Challenge >> Give the listing again exactly, omitting its images.

Data segment >>

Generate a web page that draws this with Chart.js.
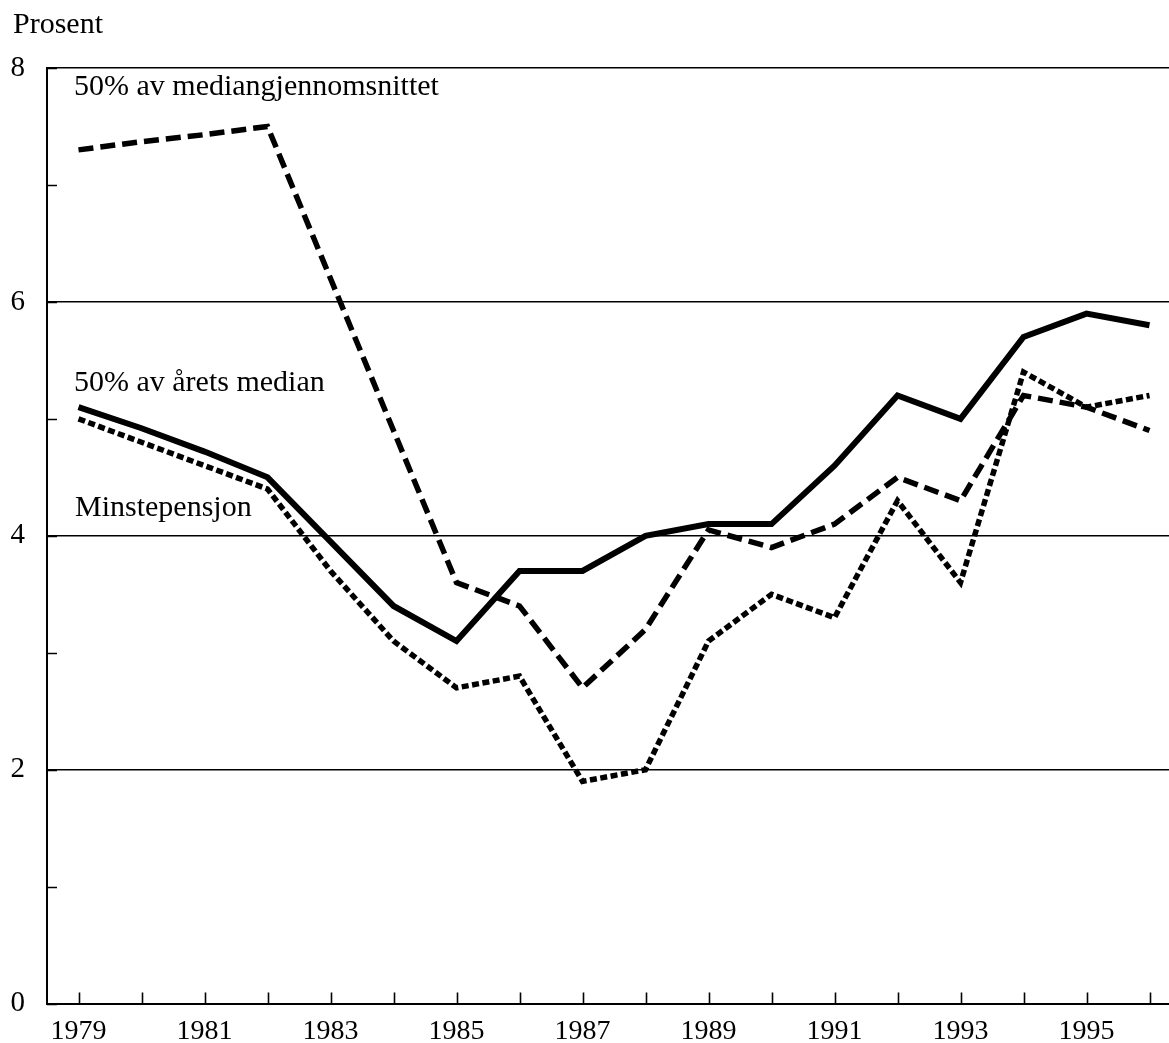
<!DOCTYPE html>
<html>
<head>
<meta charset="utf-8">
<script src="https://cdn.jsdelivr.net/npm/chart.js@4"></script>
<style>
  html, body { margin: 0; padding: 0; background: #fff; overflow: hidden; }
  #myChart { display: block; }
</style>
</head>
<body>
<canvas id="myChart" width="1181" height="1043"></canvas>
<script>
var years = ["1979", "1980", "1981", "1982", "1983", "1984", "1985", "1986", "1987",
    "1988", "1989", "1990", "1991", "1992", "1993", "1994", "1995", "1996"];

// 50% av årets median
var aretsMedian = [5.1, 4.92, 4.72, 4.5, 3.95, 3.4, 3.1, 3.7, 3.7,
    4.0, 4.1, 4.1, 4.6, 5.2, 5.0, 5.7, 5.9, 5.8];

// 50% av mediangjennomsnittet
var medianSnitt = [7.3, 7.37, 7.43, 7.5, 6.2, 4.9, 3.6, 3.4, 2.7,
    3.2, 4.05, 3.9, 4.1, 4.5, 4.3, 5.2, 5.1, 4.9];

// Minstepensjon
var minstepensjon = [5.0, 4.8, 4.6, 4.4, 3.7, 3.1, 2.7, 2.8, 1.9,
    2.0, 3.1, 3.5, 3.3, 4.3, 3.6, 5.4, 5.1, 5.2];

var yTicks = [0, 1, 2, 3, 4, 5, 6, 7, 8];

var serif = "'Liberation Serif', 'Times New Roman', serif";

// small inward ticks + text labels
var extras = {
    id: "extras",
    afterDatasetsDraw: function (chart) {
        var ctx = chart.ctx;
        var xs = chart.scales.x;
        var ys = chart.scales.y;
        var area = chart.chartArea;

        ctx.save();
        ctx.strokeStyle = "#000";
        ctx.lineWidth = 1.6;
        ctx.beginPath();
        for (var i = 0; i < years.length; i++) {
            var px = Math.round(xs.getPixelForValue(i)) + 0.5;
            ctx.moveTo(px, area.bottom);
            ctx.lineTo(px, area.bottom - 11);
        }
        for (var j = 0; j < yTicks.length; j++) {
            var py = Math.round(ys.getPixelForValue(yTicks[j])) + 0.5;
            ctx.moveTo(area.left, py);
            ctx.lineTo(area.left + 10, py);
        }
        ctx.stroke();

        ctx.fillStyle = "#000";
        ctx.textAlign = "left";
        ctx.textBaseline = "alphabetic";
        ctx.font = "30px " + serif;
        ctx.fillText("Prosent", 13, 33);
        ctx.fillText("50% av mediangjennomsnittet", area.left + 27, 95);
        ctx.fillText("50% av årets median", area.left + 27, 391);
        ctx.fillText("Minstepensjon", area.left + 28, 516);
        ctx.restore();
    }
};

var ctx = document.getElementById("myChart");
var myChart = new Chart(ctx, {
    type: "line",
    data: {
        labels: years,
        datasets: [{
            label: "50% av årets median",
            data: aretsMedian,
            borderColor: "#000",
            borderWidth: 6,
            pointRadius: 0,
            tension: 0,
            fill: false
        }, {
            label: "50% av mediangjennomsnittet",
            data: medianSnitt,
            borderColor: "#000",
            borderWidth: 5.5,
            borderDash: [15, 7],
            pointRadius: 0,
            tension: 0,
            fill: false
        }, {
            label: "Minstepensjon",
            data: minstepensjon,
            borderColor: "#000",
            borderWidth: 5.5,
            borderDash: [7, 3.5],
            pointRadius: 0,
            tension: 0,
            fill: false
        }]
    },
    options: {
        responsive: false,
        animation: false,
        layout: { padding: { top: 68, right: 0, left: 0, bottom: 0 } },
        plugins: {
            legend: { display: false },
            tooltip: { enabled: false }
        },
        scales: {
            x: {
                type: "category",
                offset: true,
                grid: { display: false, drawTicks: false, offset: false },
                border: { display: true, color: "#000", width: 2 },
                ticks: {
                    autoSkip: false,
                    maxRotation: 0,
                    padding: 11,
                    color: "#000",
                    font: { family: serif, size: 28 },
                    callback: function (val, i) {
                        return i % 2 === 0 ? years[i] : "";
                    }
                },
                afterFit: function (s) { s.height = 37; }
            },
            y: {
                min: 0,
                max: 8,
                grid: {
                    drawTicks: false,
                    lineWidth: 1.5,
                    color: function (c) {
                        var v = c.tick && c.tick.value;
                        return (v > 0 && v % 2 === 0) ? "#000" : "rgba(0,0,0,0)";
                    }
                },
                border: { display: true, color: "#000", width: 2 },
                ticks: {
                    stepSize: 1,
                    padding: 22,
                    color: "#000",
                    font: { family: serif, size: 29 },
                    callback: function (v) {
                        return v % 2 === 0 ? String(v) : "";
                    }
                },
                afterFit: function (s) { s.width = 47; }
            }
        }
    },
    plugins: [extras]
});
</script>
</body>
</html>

Output of the task >>
Generate a web page that draws this with Chart.js.
<!DOCTYPE html>
<html>
<head>
<meta charset="utf-8">
<script src="https://cdn.jsdelivr.net/npm/chart.js@4"></script>
<style>
  html, body { margin: 0; padding: 0; background: #fff; overflow: hidden; }
  #myChart { display: block; }
</style>
</head>
<body>
<canvas id="myChart" width="1181" height="1043"></canvas>
<script>
var years = ["1979", "1980", "1981", "1982", "1983", "1984", "1985", "1986", "1987",
    "1988", "1989", "1990", "1991", "1992", "1993", "1994", "1995", "1996"];

// 50% av årets median
var aretsMedian = [5.1, 4.92, 4.72, 4.5, 3.95, 3.4, 3.1, 3.7, 3.7,
    4.0, 4.1, 4.1, 4.6, 5.2, 5.0, 5.7, 5.9, 5.8];

// 50% av mediangjennomsnittet
var medianSnitt = [7.3, 7.37, 7.43, 7.5, 6.2, 4.9, 3.6, 3.4, 2.7,
    3.2, 4.05, 3.9, 4.1, 4.5, 4.3, 5.2, 5.1, 4.9];

// Minstepensjon
var minstepensjon = [5.0, 4.8, 4.6, 4.4, 3.7, 3.1, 2.7, 2.8, 1.9,
    2.0, 3.1, 3.5, 3.3, 4.3, 3.6, 5.4, 5.1, 5.2];

var yTicks = [0, 1, 2, 3, 4, 5, 6, 7, 8];

var serif = "'Liberation Serif', 'Times New Roman', serif";

// small inward ticks + text labels
var extras = {
    id: "extras",
    afterDatasetsDraw: function (chart) {
        var ctx = chart.ctx;
        var xs = chart.scales.x;
        var ys = chart.scales.y;
        var area = chart.chartArea;

        ctx.save();
        ctx.strokeStyle = "#000";
        ctx.lineWidth = 1.6;
        ctx.beginPath();
        for (var i = 0; i < years.length; i++) {
            var px = Math.round(xs.getPixelForValue(i)) + 0.5;
            ctx.moveTo(px, area.bottom);
            ctx.lineTo(px, area.bottom - 11);
        }
        for (var j = 0; j < yTicks.length; j++) {
            var py = Math.round(ys.getPixelForValue(yTicks[j])) + 0.5;
            ctx.moveTo(area.left, py);
            ctx.lineTo(area.left + 10, py);
        }
        ctx.stroke();

        ctx.fillStyle = "#000";
        ctx.textAlign = "left";
        ctx.textBaseline = "alphabetic";
        ctx.font = "30px " + serif;
        ctx.fillText("Prosent", 13, 33);
        ctx.fillText("50% av mediangjennomsnittet", area.left + 27, 95);
        ctx.fillText("50% av årets median", area.left + 27, 391);
        ctx.fillText("Minstepensjon", area.left + 28, 516);
        ctx.restore();
    }
};

var ctx = document.getElementById("myChart");
var myChart = new Chart(ctx, {
    type: "line",
    data: {
        labels: years,
        datasets: [{
            label: "50% av årets median",
            data: aretsMedian,
            borderColor: "#000",
            borderWidth: 6,
            pointRadius: 0,
            tension: 0,
            fill: false
        }, {
            label: "50% av mediangjennomsnittet",
            data: medianSnitt,
            borderColor: "#000",
            borderWidth: 5.5,
            borderDash: [15, 7],
            pointRadius: 0,
            tension: 0,
            fill: false
        }, {
            label: "Minstepensjon",
            data: minstepensjon,
            borderColor: "#000",
            borderWidth: 5.5,
            borderDash: [7, 3.5],
            pointRadius: 0,
            tension: 0,
            fill: false
        }]
    },
    options: {
        responsive: false,
        animation: false,
        layout: { padding: { top: 68, right: 0, left: 0, bottom: 0 } },
        plugins: {
            legend: { display: false },
            tooltip: { enabled: false }
        },
        scales: {
            x: {
                type: "category",
                offset: true,
                grid: { display: false, drawTicks: false, offset: false },
                border: { display: true, color: "#000", width: 2 },
                ticks: {
                    autoSkip: false,
                    maxRotation: 0,
                    padding: 11,
                    color: "#000",
                    font: { family: serif, size: 28 },
                    callback: function (val, i) {
                        return i % 2 === 0 ? years[i] : "";
                    }
                },
                afterFit: function (s) { s.height = 37; }
            },
            y: {
                min: 0,
                max: 8,
                grid: {
                    drawTicks: false,
                    lineWidth: 1.5,
                    color: function (c) {
                        var v = c.tick && c.tick.value;
                        return (v > 0 && v % 2 === 0) ? "#000" : "rgba(0,0,0,0)";
                    }
                },
                border: { display: true, color: "#000", width: 2 },
                ticks: {
                    stepSize: 1,
                    padding: 22,
                    color: "#000",
                    font: { family: serif, size: 29 },
                    callback: function (v) {
                        return v % 2 === 0 ? String(v) : "";
                    }
                },
                afterFit: function (s) { s.width = 47; }
            }
        }
    },
    plugins: [extras]
});
</script>
</body>
</html>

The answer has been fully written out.